Eighteen months after Colorado legislators changed state law to require that courtrooms livestream most criminal proceedings, Denver District Judge Anita Schutte started her Monday afternoon with a declaration.

“This court doesn’t livestream,” she said from the bench.

The judge issued what seemed to be a blanket rule at the start of the afternoon, before any cases were called. She didn’t make case-specific findings about not livestreaming, as required by state law.

“I think it creates a safety issue for all the people in this courtroom,” she said.

Schutte’s practice stands alone among Denver’s regular criminal courtrooms, The Denver Post found during a four-month review of Colorado judges’ livestreaming practices in the wake of the 2023 law change.

The Post spot-checked which courtrooms were livestreaming once daily over five weeks between November and February — 24 statewide point-in-time checks. The newspaper found that of the 374 courtrooms listed on the Colorado Judicial Department’s livestreaming website, 253 — 68% — livestreamed at least once during those point-in-time checks, which The Post did at different times of day.

The majority of Colorado judges are complying with state law and livestreaming criminal proceedings at least to some degree, The Post’s analysis shows, although day-to-day practices around how that livestreaming happens still vary from courtroom to courtroom.

There remains room for improvement as the courts settle into a what lawmakers envision as new era of widespread livestreaming, advocates and former lawmakers said.

“There are a lot of places that are consistently doing it well and demonstrating they are trying to,” said Elisabeth Epps, a former state representative who sponsored the 2023 livestreaming bill.

“And there are some judges who have decided the law doesn’t apply to them.”

In Denver, Schutte was the only judge with a regular criminal docket who did not livestream at least once during the newspaper’s spot-checks, The Post found.State law requires judges to livestream criminal court proceedings except in a handful of exceptional situations. Livestreaming can be shut off if the court doesn’t have the technical ability or staffing to stream or if the courtroom is closed to the public in person and online.

Judges also can turn off livestreaming if they find it compromises anyone’s safety, a defendant’s right to a fair trial (including violations of sequestration orders) or a victim’s rights — as long as the judge also finds that there is no “less restrictive alternative” to let the public continue to watch remotely while preserving those rights, such as by streaming audio only or turning off the livestream for part of a hearing instead of an entire hearing.

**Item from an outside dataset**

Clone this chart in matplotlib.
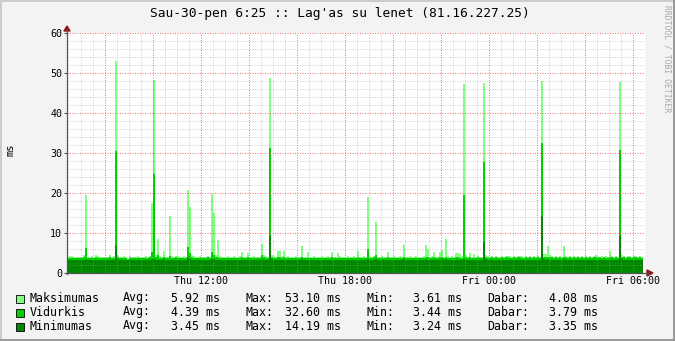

Judges who make those findings and turn off livestreaming must base their decisions “on the particular facts and circumstances of the case,” the law states.

“They can’t just adopt a blanket rule. They have to do it on a case-by-case basis,” said Jeff Roberts, executive director of the Colorado Freedom of Information Coalition.

In court Monday, Schutte said observers were welcome to watch court in person inside Courtroom 5E of the Lindsey-Flanigan Courthouse, or to attend court virtually through Webex, which allows remote users to login and participate in court. (Livestreaming, by contrast, is like TV: It’s one way, and viewers can’t participate).

A Denver Post reporter who attempted to watch Schutte’s courtroom virtually on Webex was blocked from doing so when she logged in to Webex with her first and last name. Schutte asked whether anyone in the courtroom knew who the reporter was and whether she should be allowed to observe remotely. When no one spoke up in person, the reporter remained blocked online. A second remote Webex user was allowed to observe after someone in the courtroom vouched for them.

Not until the reporter re-labeled herself by adding “Denver Post” after her name did a court clerk allow her to watch the virtual proceedings — and only then after the reporter first turned on her camera so the clerk could “verify” her identity. The reporter did not present identification or a press pass, just briefly appeared on camera.

Schutte, who declined to speak with The Post but issued a two-paragraph statement through a spokeswoman, said both in court and in her statement that turning off the livestream and using the extra verification process for Webex was due to spammers who twice logged in to her virtual courtroom and played “highly disturbing” pornographic videos.

“I have an absolute duty to maintain decorum in my courtroom and to ensure the physical and emotional safety of everyone in it,” she said in the statement.